Bill Spight wrote:
lightvector wrote:
Counting liberties on large groups turns out to be a thing that is pretty difficult for a neural net with current known best architectures.
I am reminded of the animals that can instantly distinguish between 5 and 6 objects, but cannot "count" any higher.
Quote:
Leela Zero sticks to wanting to a spirit of wanting to minimize use of high-level human features and heuristics (that's the "zero"), and so does not provide liberty counts to the neural net as input. If you do provide them as input, although a bot may still have blind spots for tesuji or status of groups, I can confirm that blind spots for liberty shortages go away entirely, at least as far as I can tell.
Since dame count is important for playing ladders, does providing them to the net improve the ability to play ladders?
Also, if you can provide dame count as input, what about komi?
For ladders, no, not significantly. Neural nets don't have a problem with counting liberties on small groups, just the ones that are large and often sea-urchin-like. And the ability to evaluate ladders is still critically poor on the positions where they haven't been played out yet, or haven't been played out much, where all groups involved are small.
The hard part of a ladder for the neural net is not anything liberty-related, but rather "understanding" that the stones diagonally a long distance away across empty space could possibly be relevant. Also, unlike humans, the bot is perfectly happy to read the ladder in one variation, solve it (because given enough playouts, the search does still solve it), and then fail to understand the same ladder in another variation, and another, and another. For every one of the dozens or hundreds of variations in any position, the search has to solve the ladder yet again from scratch. Humans would simply read it once and understand when a move could change the ladder's result and require a reread, but there's no currently known good way to make a bot do that in current architectures that "fits in" to the current neural-net driven search. That's for future research.
I've also experimented with adding ladderability of stones as an input feature too.

The result is that the bot that never messes up common ladders (as far as I can tell) and has good evaluations for tactics that depend on them. The drawback is that it makes the bot weaker at solving rare positions like the Lee Sedol ladder game or that other Fine Art game where actually it's correct to chase a broken ladder across the board because the forcing moves gained will kill another group on that other side of the board, and where it requires actually chasing the ladder rather than simply playing a ladder breaker on that other side of the board directly. Because the bot, knowing that the ladder doesn't work, is less willing to spend reading effort on chasing the ladder out compared to a bot that has no idea if it works or not.

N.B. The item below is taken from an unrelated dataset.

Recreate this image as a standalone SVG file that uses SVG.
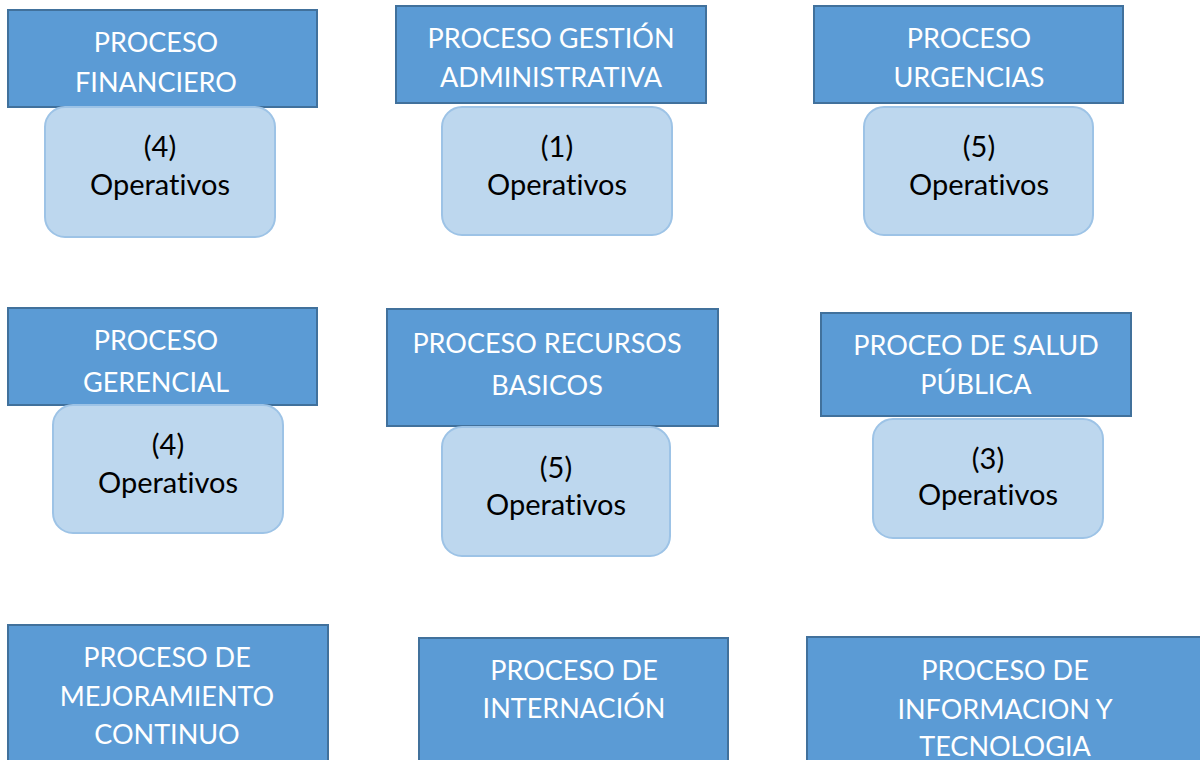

Since normal ladder situations are easily 100x or more common than situations where chasing broken ladders across the board is good (driving tesuji don't count, it's only the cases where you need to chase across a long distance that are tricky), for now I'm happy with this tradeoff, although I have some intuitions for future research on how one might try to get the best of both worlds.
Neural nets can easily handle a wide range of komi if komi is provided as an input
and the training data contains a few percent of games with a wide range of komi. I do that in KataGo, and it works very well.